WHAT THE TASK ASKS
Quote word for word the lines below, beginning with the first and ending with the one that has "0.43, 1.10, 1.50];". Drop the pictures.
-.-.-
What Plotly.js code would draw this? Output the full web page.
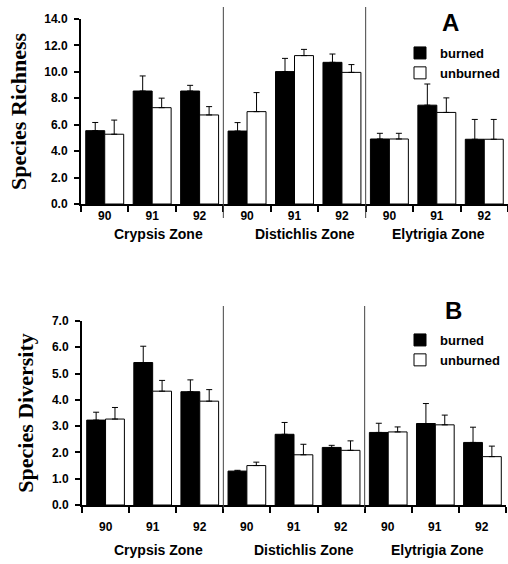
<!DOCTYPE html>
<html>
<head>
<meta charset="utf-8">
<script src="https://cdn.plot.ly/plotly-3.0.1.min.js"></script>
<style>html,body{margin:0;padding:0;background:#fff;overflow:hidden}#chart{width:508px;height:564px}</style>
</head>
<body>
<div id="chart"></div>
<script>
// ---- data ----
const zones = ["Crypsis Zone", "Distichlis Zone", "Elytrigia Zone"];
const years = ["90", "91", "92"];
const seriesNames = ["burned", "unburned"];

// Panel A: species richness (mean, standard error)
const richBurned      = [5.55, 8.55, 8.55, 5.52, 10.02, 10.72, 4.92, 7.48, 4.90];
const richBurnedSE    = [0.62, 1.14, 0.43, 0.64, 1.00, 0.63, 0.43, 1.60, 1.50];
const richUnburned    = [5.28, 7.29, 6.74, 6.99, 11.23, 9.96, 4.92, 6.93, 4.90];
const richUnburnedSE  = [1.07, 0.72, 0.63, 1.44, 0.47, 0.59, 0.43, 1.10, 1.50];

// Panel B: species diversity (mean, standard error)
const divBurned       = [3.23, 5.42, 4.31, 1.29, 2.69, 2.19, 2.76, 3.10, 2.38];
const divBurnedSE     = [0.30, 0.62, 0.45, 0.03, 0.45, 0.08, 0.35, 0.76, 0.58];
const divUnburned     = [3.27, 4.33, 3.95, 1.50, 1.91, 2.08, 2.78, 3.05, 1.84];
const divUnburnedSE   = [0.44, 0.41, 0.44, 0.13, 0.40, 0.36, 0.19, 0.37, 0.40];

// ---- build categories ----
const cats = [], tickText = [];
zones.forEach(z => years.forEach(y => { cats.push(z + " " + y); tickText.push(y); }));

const W = 508, H = 564;
const bold = {family: "Liberation Sans, Arial, sans-serif", size: 12, color: "#000", weight: 700};

function barTrace(vals, se, name, fill, xa, ya, leg) {
  return {
    type: "bar", name: name, x: cats, y: vals,
    xaxis: xa, yaxis: ya, legend: leg,
    marker: {color: fill, line: {color: "#000", width: 1}},
    error_y: {type: "data", symmetric: false, array: se, arrayminus: se.map(() => 0),
              color: "#000", thickness: 1, width: 3},
    hoverinfo: "skip"
  };
}

const data = [
  barTrace(richBurned, richBurnedSE, seriesNames[0], "#000", "x", "y", "legend"),
  barTrace(richUnburned, richUnburnedSE, seriesNames[1], "#fff", "x", "y", "legend"),
  barTrace(divBurned, divBurnedSE, seriesNames[0], "#000", "x2", "y2", "legend2"),
  barTrace(divUnburned, divUnburnedSE, seriesNames[1], "#fff", "x2", "y2", "legend2")
];

function xAxis(domain, anchor, showLabels) {
  return {
    domain: domain, anchor: anchor, type: "category",
    categoryorder: "array", categoryarray: cats,
    tickmode: "array", tickvals: cats, ticktext: tickText, tickson: "boundaries",
    ticks: "outside", ticklen: 6, tickwidth: 2, tickcolor: "#000",
    showline: true, linecolor: "#000", linewidth: 2, showticklabels: showLabels,
    showgrid: false, zeroline: false, tickfont: bold,
    range: [-0.5, 8.5], fixedrange: true
  };
}
function yAxis(domain, anchor, range, dtick, title) {
  return {
    domain: domain, anchor: anchor, range: range, dtick: dtick, tickformat: ".1f",
    ticks: "outside", ticklen: 5, tickwidth: 2, tickcolor: "#000",
    showline: true, linecolor: "#000", linewidth: 2,
    showgrid: false, zeroline: false, tickfont: bold, ticklabelstandoff: 4,
    title: {text: title, standoff: 12,
            font: {family: "Liberation Serif, Times New Roman, serif", size: 22, color: "#000", weight: 700}},
    fixedrange: true
  };
}

const yA = [1 - 204 / H, 1 - 19 / H];
const yB = [1 - 505 / H, 1 - 321 / H];

const annotations = [];
// year labels under panel B
cats.forEach((c, i) => {
  annotations.push({xref: "x2", yref: "paper", x: i, y: 1 - 527 / H, text: tickText[i], showarrow: false,
    xanchor: "center", yanchor: "middle", font: bold});
});
zones.forEach((z, i) => {
  const mid = i * years.length + 1;
  const shift = [6, 10, 2][i];
  annotations.push({xref: "x", yref: "paper", x: mid, y: 1 - 234 / H, text: z, showarrow: false,
    xanchor: "center", yanchor: "middle", xshift: shift, font: Object.assign({}, bold, {size: 14})});
  annotations.push({xref: "x2", yref: "paper", x: mid, y: 1 - 550 / H, text: z, showarrow: false,
    xanchor: "center", yanchor: "middle", xshift: shift, font: Object.assign({}, bold, {size: 14})});
});
annotations.push({xref: "paper", yref: "paper", x: 450 / W, y: 1 - 23 / H, text: "A", showarrow: false,
  xanchor: "center", yanchor: "middle", font: Object.assign({}, bold, {size: 24})});
annotations.push({xref: "paper", yref: "paper", x: 453 / W, y: 1 - 310 / H, text: "B", showarrow: false,
  xanchor: "center", yanchor: "middle", font: Object.assign({}, bold, {size: 24})});

// zone separator lines at boundaries between zones
const shapes = [];
for (let i = 1; i < zones.length; i++) {
  const bx = i * years.length - 0.5;
  shapes.push({type: "line", xref: "x", yref: "paper", x0: bx, x1: bx, y0: 1 - 218 / H, y1: 1 - 7 / H,
    line: {color: "#444", width: 1}});
  shapes.push({type: "line", xref: "x2", yref: "paper", x0: bx, x1: bx, y0: 1 - 509 / H, y1: 1 - 306 / H,
    line: {color: "#444", width: 1}});
}

const legendFont = Object.assign({}, bold, {size: 13});
const layout = {
  width: W, height: H,
  margin: {l: 0, r: 0, t: 0, b: 0},
  paper_bgcolor: "#fff", plot_bgcolor: "#fff",
  barmode: "group", bargap: 0.2, bargroupgap: 0,
  xaxis: xAxis([81 / W, 1], "y", true),
  yaxis: yAxis(yA, "x", [0, 14], 2, "Species Richness"),
  xaxis2: xAxis([82 / W, 506 / W], "y2", false),
  yaxis2: yAxis(yB, "x2", [0, 7], 1, "Species Diversity"),
  legend: {x: 400 / W, y: 1 - 38 / H, xanchor: "left", yanchor: "top", bgcolor: "rgba(0,0,0,0)",
    borderwidth: 0, font: legendFont, traceorder: "normal", itemwidth: 30},
  legend2: {x: 400 / W, y: 1 - 325 / H, xanchor: "left", yanchor: "top", bgcolor: "rgba(0,0,0,0)",
    borderwidth: 0, font: legendFont, traceorder: "normal", itemwidth: 30},
  showlegend: true,
  annotations: annotations,
  shapes: shapes,
  font: {family: "Liberation Sans, Arial, sans-serif", color: "#000"}
};

Plotly.newPlot("chart", data, layout, {displayModeBar: false, staticPlot: true});
</script>
</body>
</html>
-.-.-
ANSWER TO THIS TASK
What Plotly.js code would draw this? Output the full web page.
<!DOCTYPE html>
<html>
<head>
<meta charset="utf-8">
<script src="https://cdn.plot.ly/plotly-3.0.1.min.js"></script>
<style>html,body{margin:0;padding:0;background:#fff;overflow:hidden}#chart{width:508px;height:564px}</style>
</head>
<body>
<div id="chart"></div>
<script>
// ---- data ----
const zones = ["Crypsis Zone", "Distichlis Zone", "Elytrigia Zone"];
const years = ["90", "91", "92"];
const seriesNames = ["burned", "unburned"];

// Panel A: species richness (mean, standard error)
const richBurned      = [5.55, 8.55, 8.55, 5.52, 10.02, 10.72, 4.92, 7.48, 4.90];
const richBurnedSE    = [0.62, 1.14, 0.43, 0.64, 1.00, 0.63, 0.43, 1.60, 1.50];
const richUnburned    = [5.28, 7.29, 6.74, 6.99, 11.23, 9.96, 4.92, 6.93, 4.90];
const richUnburnedSE  = [1.07, 0.72, 0.63, 1.44, 0.47, 0.59, 0.43, 1.10, 1.50];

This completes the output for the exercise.